Mme Sabine Laruelle, ministre des PME, des Indépendants, de l'Agriculture et de la Politique scientifique. - Je réponds donc au nom d'Olivier Chastel.
Tout comme vous, le ministre Chastel a bien sûr pris connaissance avec beaucoup d'attention des déclarations du député britannique Eric Joyce sur la vente des biens miniers congolais. Notre pays a insisté à plusieurs reprises pour que le processus de révision des contrats miniers se déroule, comme vous l'avez d'ailleurs souligné, dans la plus grande transparence possible. La Belgique a toujours insisté afin que toutes les autorités concernées continuent à travailler à la transparence et à la bonne gouvernance du secteur minier congolais.
Plusieurs contrats conclus ces derniers temps dans le secteur minier congolais soulèvent néanmoins un certain nombre de questions. Le FMI bloque, pour l'instant, la conclusion de sa quatrième révision du programme économique de gouvernement en raison justement de l'absence de publication des contrats de deux sociétés minières qui n'ont pas été déclarés au FMI lors de leur conclusion bien qu'ils tombent sous l'obligation de transparence et s'appliquent donc à toutes les entreprises appartenant à l'État.
Selon la loi congolaise, ces contrats auraient dû être passés par marché public et le produit de la vente de ces actifs aurait dû parvenir dans les caisses du Trésor public, ce qui ne semble pas apparaître dans les informations soumises au FMI. Le Congo risque donc de ne pas recevoir les 90 millions de dollars US liés à ce programme du FMI.
La Belgique a toujours marqué son attachement au principe de responsabilité. Elle soutient donc pleinement l'approche du FMI qui consiste à subordonner l'aboutissement de la revue du programme à ses exigences de transparence et de bonne gestion des contrats miniers.

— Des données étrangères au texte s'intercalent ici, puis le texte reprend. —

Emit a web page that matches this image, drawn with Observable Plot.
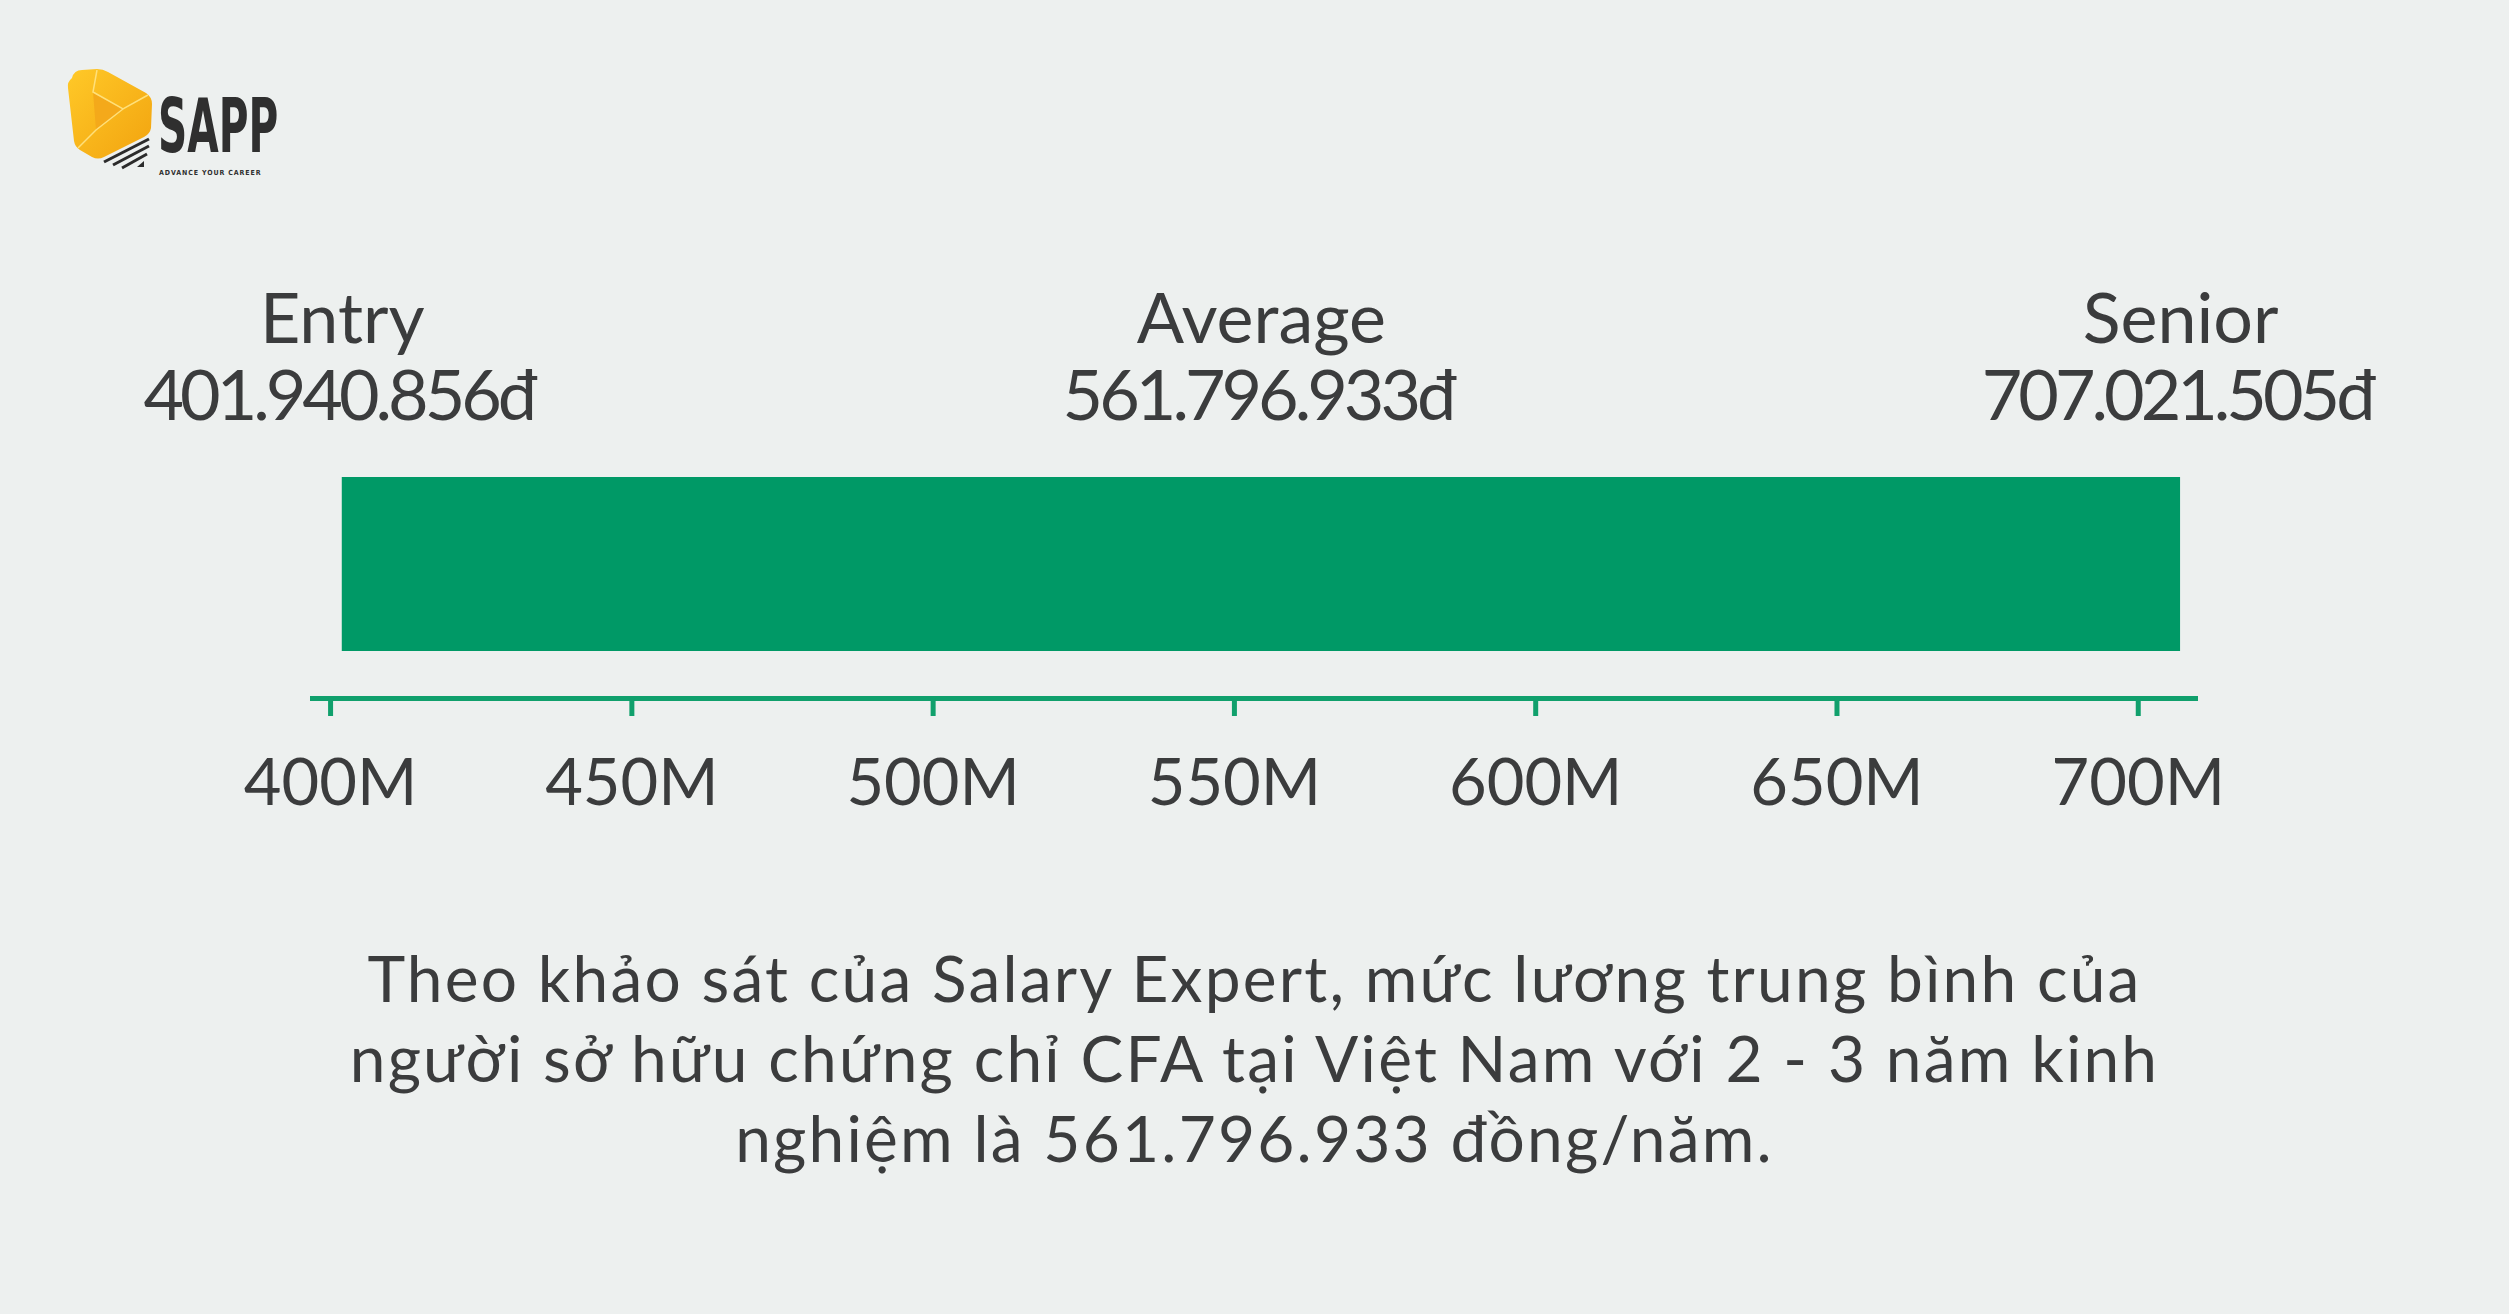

La Belgique a déjà soutenu et continue à soutenir plusieurs initiatives visant à rendre ce secteur plus transparent. Nous avons ainsi apporté une contribution financière à l'élaboration des lignes directrices sur la diligence raisonnable pour l'industrie extractive par l'OCDE, ainsi qu'à deux projets du Centre Carter ayant trait l'un à la « revisitation » des contrats miniers et l'autre à l'amélioration de la gouvernance dans le secteur minier en RDC.

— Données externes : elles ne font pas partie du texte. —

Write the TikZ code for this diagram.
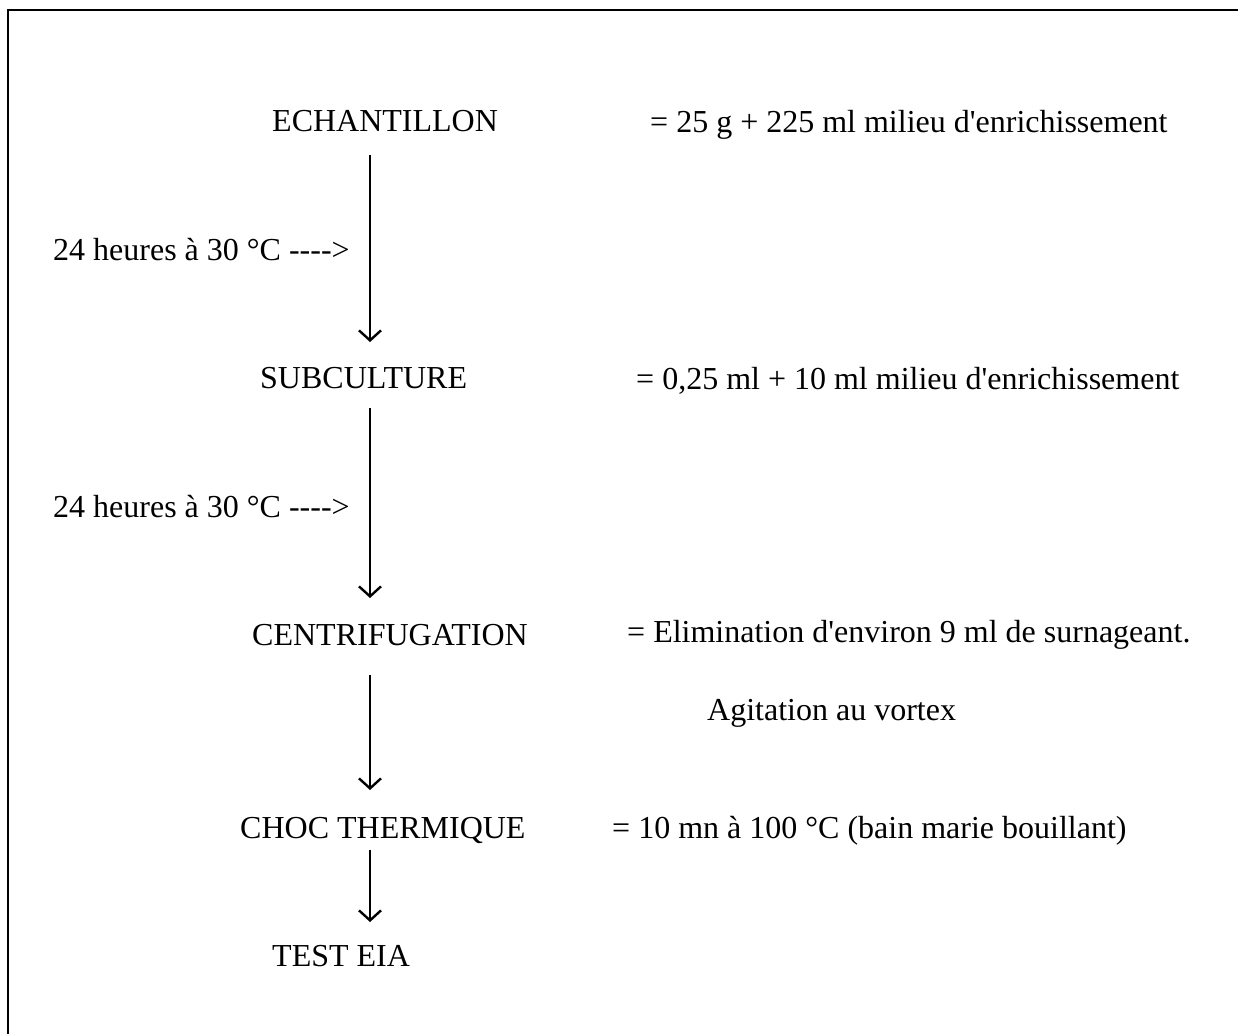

Nous avons également insisté pour que la république du Congo s'engage dans le cadre de l'initiative de transparence dans les industries extractives (ITIE) dont nous sommes un des bailleurs de fonds. La RDC est toujours en attente de conformité.
Par ailleurs, il est certain qu'après les élections, que vous avez eu la chance de superviser, la communauté internationale et la Belgique en particulier continueront à faire de la bonne gouvernance un des principaux thèmes de discussion avec le gouvernement congolais. L'environnement dans lequel évoluent les entreprises privées en République démocratique du Congo reste pour l'instant particulièrement difficile en raison de la corruption et du manque de sécurité fiscale, judiciaire et juridique en général.

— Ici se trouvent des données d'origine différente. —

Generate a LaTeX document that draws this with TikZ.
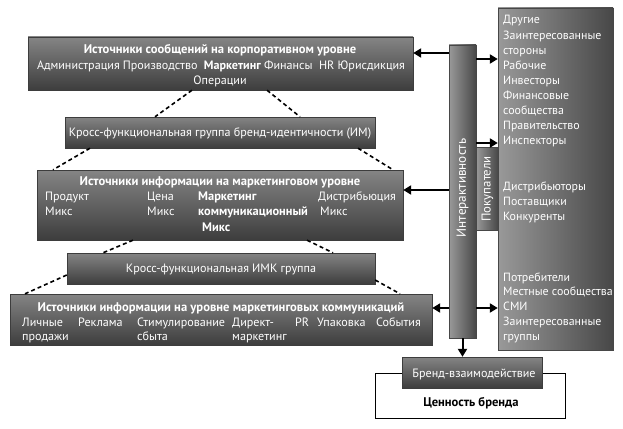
\documentclass[tikz,border=0pt]{standalone}
\usepackage{fontspec}
\setmainfont{PT Sans}
\usetikzlibrary{arrows.meta}
\definecolor{bxtop}{gray}{0.52}
\definecolor{bxbot}{gray}{0.24}
\definecolor{bxlight}{gray}{0.60}
\definecolor{bxdark}{gray}{0.28}
\begin{document}
\begin{tikzpicture}[x=1pt,y=-1pt,
  box/.style={rectangle, inner sep=0pt, top color=bxtop, bottom color=bxbot, draw=bxbot, line width=0.4pt},
  hbox/.style={rectangle, inner sep=0pt, left color=bxlight, right color=bxdark, draw=bxdark, line width=0.4pt},
  txt/.style={text=white, font=\fontsize{12.1}{14}\selectfont, inner sep=0pt, anchor=base west},
  rtxt/.style={txt, font=\fontsize{11.9}{14}\selectfont},
  ctxt/.style={txt, anchor=base},
  btxt/.style={ctxt, font=\fontsize{12.6}{14}\selectfont\bfseries},
  bltxt/.style={txt, font=\fontsize{12.4}{14}\selectfont\bfseries},
  arr/.style={line width=2pt, -{Triangle[length=8pt,width=9pt]}},
  dsh/.style={line width=1.6pt, dash pattern=on 4pt off 3pt}
]
\useasboundingbox (0,0) rectangle (623,428);

% right column and bars
\node[hbox, minimum width=115, minimum height=342] (right) at (555.5,179) {};
\node[hbox, minimum width=22, minimum height=83] (buy) at (487,188.5) {};
\node[hbox, minimum width=27, minimum height=293] (bar) at (462.5,191.5) {};
\node[text=white, font=\fontsize{13.2}{14}\selectfont, rotate=90, inner sep=0pt] (inter) at (462.5,188) {Интерактивность};
\node[text=white, font=\fontsize{12.8}{14}\selectfont, rotate=90, inner sep=0pt] (buyt) at (487.5,189) {Покупатели};

% left boxes
\node[box, minimum width=385, minimum height=53] (corp) at (220.5,63.5) {};
\node[box, minimum width=310, minimum height=31] (im) at (220,132.5) {};
\node[box, minimum width=366, minimum height=70] (mkt) at (220,205) {};
\node[box, minimum width=308, minimum height=31] (imk) at (221,268.5) {};
\node[box, minimum width=422, minimum height=51] (mc) at (221,319.5) {};

% value box and brand interaction
\node[draw=black, line width=0.8pt, fill=white, minimum width=190, minimum height=45, inner sep=0pt] (value) at (470,395.5) {};
\node[box, minimum width=140, minimum height=31] (brand) at (472,372.5) {};

% texts box 1
\node[btxt] (t1a) at (220,54) {Источники сообщений на корпоративном уровне};
\node[ctxt] (t1b) at (221,69) {Администрация Производство\ \ \textbf{Маркетинг} Финансы\ \ HR Юрисдикция};
\node[ctxt] (t1c) at (220,84) {Операции};
% box 2
\node[ctxt] (t2) at (220,136) {Кросс-функциональная группа бренд-идентичности (ИМ)};
% box 3
\node[btxt] (t3a) at (220,185) {Источники информации на маркетинговом уровне};
\node[txt] (t3b) at (45,200) {Продукт};
\node[txt] (t3c) at (45,215) {Микс};
\node[txt] (t3d) at (147,200) {Цена};
\node[txt] (t3e) at (147,215) {Микс};
\node[bltxt] (t3f) at (198,200) {Маркетинг};
\node[bltxt] (t3g) at (198,215) {коммуникационный};
\node[bltxt] (t3h) at (202,231) {Микс};
\node[txt] (t3i) at (318,200) {Дистрибьюция};
\node[txt] (t3j) at (320,215) {Микс};
% box 4
\node[ctxt] (t4) at (221,272) {Кросс-функциональная ИМК группа};
% box 5
\node[btxt] (t5a) at (221,311) {Источники информации на уровне маркетинговых коммуникаций};
\node[txt] (t5b) at (22,326) {Личные};
\node[txt] (t5c) at (22,340) {продажи};
\node[txt] (t5d) at (78,326) {Реклама};
\node[txt] (t5e) at (137,326) {Стимулирование};
\node[txt] (t5f) at (137,340) {сбыта};
\node[txt] (t5g) at (232,326) {Директ-};
\node[txt] (t5h) at (232,340) {маркетинг};
\node[txt] (t5i) at (295,326) {PR};
\node[txt] (t5j) at (317,326) {Упаковка};
\node[txt] (t5k) at (376,326) {События};
% brand
\node[ctxt] (tb) at (474,377) {Бренд-взаимодействие};
\node[btxt, text=black] (tv) at (471,406) {Ценность бренда};

% right column texts
\foreach \t [count=\i] in {Другие,Заинтересованные,стороны,Рабочие,Инвесторы,Финансовые,сообщества,Правительство,Инспекторы}
  \node[rtxt] (ra\i) at (503,{24+15.1*(\i-1)}) {\t};
\foreach \t [count=\i] in {Дистрибьюторы,Поставщики,Конкуренты}
  \node[rtxt] (rb\i) at (503,{190+15*(\i-1)}) {\t};
\foreach \t [count=\i] in {Потребители,Местные сообщества,СМИ,Заинтересованные,группы}
  \node[rtxt] (rc\i) at (503,{281+14.8*(\i-1)}) {\t};

% dashed connectors
\draw[dsh] (192,0 |- corp.south) -- (155,0 |- im.north);
\draw[dsh] (267,0 |- corp.south) -- (300,0 |- im.north);
\draw[dsh] (90,0 |- im.south) -- (53,0 |- mkt.north);
\draw[dsh] (358,0 |- im.south) -- (393,0 |- mkt.north);
\draw[dsh] (133,0 |- mkt.south) -- (103,0 |- imk.north);
\draw[dsh] (307,0 |- mkt.south) -- (333,0 |- imk.north);
\draw[dsh] (imk.west |- 0,275) -- (25,0 |- mc.north);
\draw[dsh] (imk.east |- 0,280) -- (400,0 |- mc.north);

% arrows
\draw[arr] (bar.west |- 0,53) -- (corp.east |- 0,53);
\draw[arr] (bar.east |- 0,59) -- (right.west |- 0,59);
\draw[arr] (bar.east |- 0,143) -- (right.west |- 0,143);
\draw[arr] (bar.west |- 0,190) -- (mkt.east |- 0,190);
\draw[arr] (bar.west |- 0,308) -- (mc.east |- 0,308);
\draw[arr] (bar.east |- 0,308) -- (right.west |- 0,308);
\draw[arr] (bar.south) -- (bar.south |- brand.north);
\end{tikzpicture}
\end{document}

Mme Marie Arena (PS). - Nous ne disposons pas de beaucoup de leviers et je comprends bien la logique du FMI qui consiste à bloquer le versement de la tranche à payer à la République démocratique du Congo. Le problème est que, dans ce cas, la population est doublement victime, d'une part, parce qu'elle ne recueille pas le fruit des ressources minières et, d'autre part, parce que les paiements que suspend le FMI sont destinés à des programmes en faveur des populations.
Comme vous l'avez rappelé, j'ai eu la chance d'observer le déroulement des élections au Congo. J'ai pu constater que la population souffrait terriblement. Je pense donc que nous devrions tous, tant sur le plan national qu'international, réfléchir à des dispositifs qui, au lieu de pénaliser les populations, sanctionnent les entreprises qui pillent les ressources de ces pays. Le jour où nous disposerons d'un dispositif sanctionnant les entreprises qui pratiquent cette fraude fiscale - et celles-ci se situent malheureusement sur le territoire européen -, nous aurons également le moyen de lutter contre la corruption car, face à toute personne corrompue, il y a une personne qui propose la corruption et il s'agit en l'occurrence de nos entreprises.